The error is in the court’s charge at the penalty stage of the trial only. The sufficiency of the evidence to sustain the aggravated robbery conviction is not disputed. Appellant and two companions entered the textile company of the victim, robbed him at gunpoint and left him tied up on the floor after threatening to kill him. Approximately $160 in cash and the victim’s pistol were taken. Eight days later Lt. Dennis Reno of the Ennis Police observed a goldish yellow Pontiac Sunbird the police were seeking at the Erwin Villa apartment complex. As appellant and his companion, Fitch, got out of said automobile, Officer Reno approached and asked for identification. While Reno was questioning the men, Officer Bob Shoquist arrived and discovered that appellant had a concealed handgun on his person (later identified as the pistol taken in the robbery). Reno then drew his service revolver on Fitch and removed a pistol Fitch was carrying and placed Fitch on the ground without handcuffs. At this time Reno responded to Shoquist’s request for help as Shoquist was struggling with appellant over the pistol. Both officers struggled with the appellant and in the struggle Reno lost possesion of the pistol he had taken from Fitch. The appellant yelled, “Shoot him, shoot him,” and Fitch shot Reno in the neck. During the confusion that followed, appellant escaped in a police squad car and was apprehended only after a high speed chase which terminated when the appellant crashed the squad car into a concrete median marker.

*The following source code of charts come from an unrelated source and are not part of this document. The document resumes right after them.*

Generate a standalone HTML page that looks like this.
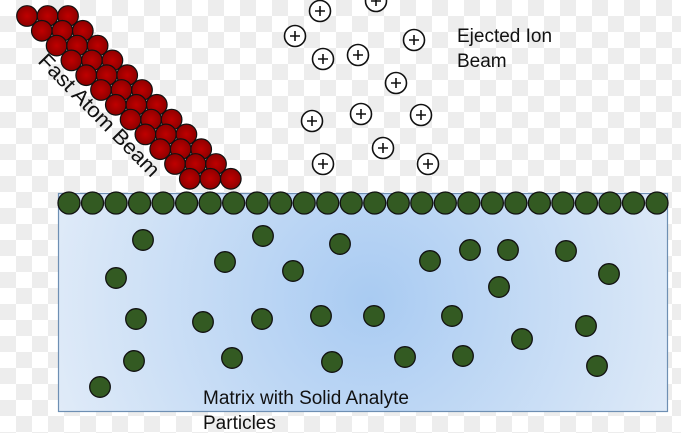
<!DOCTYPE html>
<html><head><style>
html,body{margin:0;padding:0;}
body{width:681px;height:433px;overflow:hidden;
background-color:#fff;
background-image:linear-gradient(45deg,#ededed 25%,transparent 25%,transparent 75%,#ededed 75%),linear-gradient(45deg,#ededed 25%,transparent 25%,transparent 75%,#ededed 75%);
background-size:32px 32px;background-position:0 0,16px 16px;}
svg{position:absolute;left:0;top:0;}
text{font-family:"Liberation Sans",sans-serif;fill:#111;}
</style></head><body>
<svg width="681" height="433" viewBox="0 0 681 433">
<defs>
<radialGradient id="bg" cx="370" cy="300" r="330" gradientUnits="userSpaceOnUse">
<stop offset="0" stop-color="#a9cbf2"/><stop offset="1" stop-color="#e0ebf8"/></radialGradient>
<radialGradient id="red" cx="0.5" cy="0.5" r="0.5">
<stop offset="0" stop-color="#c00000"/><stop offset="1" stop-color="#8e0000"/></radialGradient>
</defs>
<rect x="58.5" y="193.5" width="609" height="218" fill="url(#bg)" stroke="#6e8fb3" stroke-width="1.2"/>
<g id="beam" fill="url(#red)" stroke="#111" stroke-width="1.2"></g>
<g id="top" fill="#335a22" stroke="#111" stroke-width="1.3"></g>
<g id="parts" fill="#335a22" stroke="#111" stroke-width="1.3"></g>
<g id="ions" fill="#fff" stroke="#111" stroke-width="1.6"></g>
<text x="457" y="42" font-size="19">Ejected Ion</text>
<text x="457" y="67" font-size="19">Beam</text>
<text x="203" y="404" font-size="19">Matrix with Solid Analyte</text>
<text x="203" y="429" font-size="19">Particles</text>
<text x="0" y="0" font-size="21" textLength="163" lengthAdjust="spacingAndGlyphs" transform="translate(37,62) rotate(45.5)">Fast Atom Beam</text>
</svg>
<script>
var ns="http://www.w3.org/2000/svg";
function c(g,x,y,r){var e=document.createElementNS(ns,"circle");e.setAttribute("cx",x);e.setAttribute("cy",y);e.setAttribute("r",r);document.getElementById(g).appendChild(e);}
for(var i=0;i<12;i++)for(var j=0;j<3;j++)c("beam",27+i*14.8+j*20.5,16+i*14.8,10.3);
for(var i=0;i<26;i++)c("top",69+i*23.52,203,11);
[[143,240],[263,236],[340,244],[116,278],[225,262],[293,271],[430,261],[470,250],[508,250],[566,251],[609,274],[499,287],[136,319],[203,322],[262,319],[321,316],[374,316],[452,316],[586,326],[522,339],[134,361],[232,358],[332,362],[405,357],[463,356],[597,366],[100,387]].forEach(function(p){c("parts",p[0],p[1],10.3);});
var ions=[[320,11],[376,1],[295,36],[414,40],[323,59],[358,55],[396,83],[312,121],[361,114],[421,115],[383,148],[323,164],[428,164]];
ions.forEach(function(p){c("ions",p[0],p[1],10.5);
var pl=document.createElementNS(ns,"path");pl.setAttribute("d","M"+(p[0]-5)+" "+p[1]+"h10M"+p[0]+" "+(p[1]-5)+"v10");pl.setAttribute("stroke","#111");pl.setAttribute("stroke-width","1.6");document.getElementById("ions").appendChild(pl);});
</script>
</body></html>
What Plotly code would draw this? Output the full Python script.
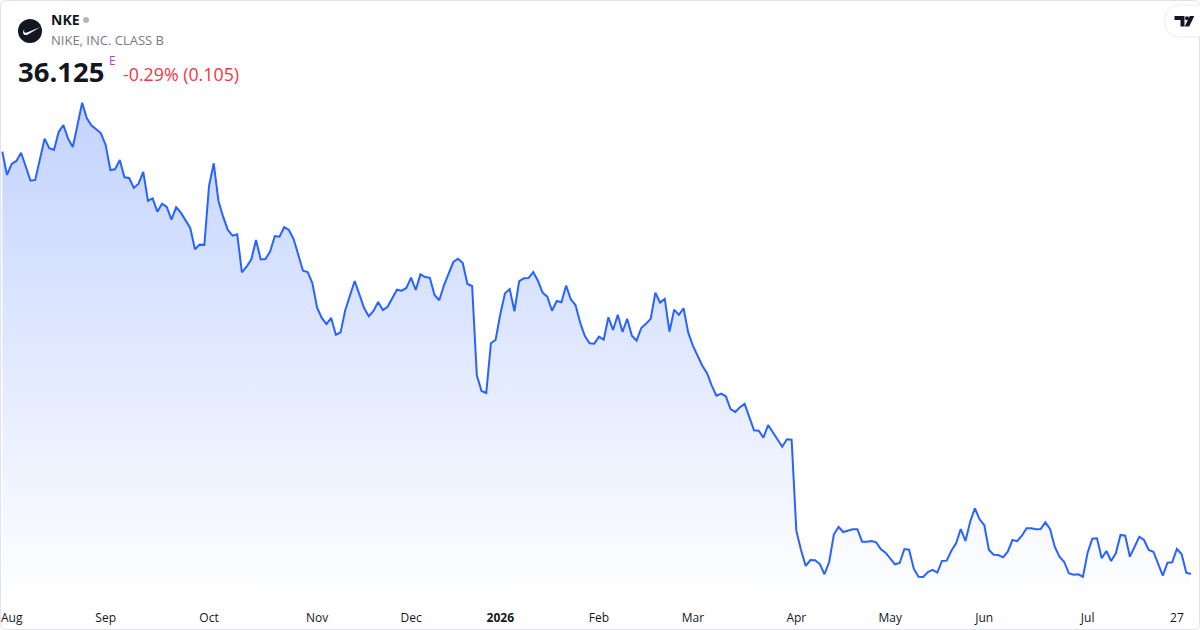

At the penalty stage of the trial the State waived the enhancement paragraphs of the *541indictment alleging a prior robbery conviction and a prior burglary conviction for the purpose of enhancement of punishment. See V.T.C.A., Penal Code, § 12.42. However, the State introduced under Article 37.07, V.A.C.C.P., as part of appellant’s “prior criminal record” five prior felony convictions. This evidence reflected that 39-year-old appellant had been to penal institutions on three occasions. The record reflects a federal conviction for “breaking a seal fixed to interstate shipping in violation of 18 U.S.C., Sec. 2117,” a forgery conviction, a burglary conviction and two robbery convictions. These convictions were undisputed.
Examining the charge at the penalty stage of the trial, we find that subsequent to the giving of the parole law charge in question the court, near the conclusion of the charge, instructed the jury:
“You are further instructed that in determining the punishment in this case, you are not to discuss among yourselves how long the defendant will be required to serve any sentence you decide to impose. Such matters come within the exclusive jurisdiction of the Board of Pardons and Paroles and the Governor of the State of Texas and are no concern of yours.”
In determination of the question posed the charge must be read as a whole.
Examining the jury argument at the penalty stage of the trial, I find no mention of parole or the parole law charge. The prosecutor did indeed ask for life imprisonment, but he carefully based that upon the facts of the offense and appellant’s arrest and the appellant’s five prior felony convictions.
Further, in Almanza, supra, at p. 174, the majority wrote:
“We hold that finding error in the court’s charge to the jury beings — not ends — the inquiry; the next step is to make an evidentiary review along the lines of that described above in Davis, supra [28 Tex.Ct.App. 542, 13 S.W. 994, 995 (1890); writ of error dism’d 139 U.S. 651, 11 S.Ct. 675, 35 L.Ed. 300 (1891) ], as well as a review of any other part of the record as a whole which may illuminate the actual, not just theoretical harm to the accused. (Citations omitted)” Emphasis supplied. See also Lawrence v. State, 700 S.W.2d 208, 212 (Tex.Cr.App.1985) (“[b]y failing to object in the instant case, the appellant is charged with showing actual egregious harm under Almanza.”)
In applying the Almanza analysis to this unobjected to portion of the charge at the penalty stage of the trial, although the charge be error, I cannot agree that the error is so egregious and created such harm that the appellant was “deprived of a fair and impartial trial.” See Article 36.19, V.A.C.C.P.
While I agree the statute is unconstitutional, I do not agree that the judgment of conviction and the punishment assessed need to be reversed.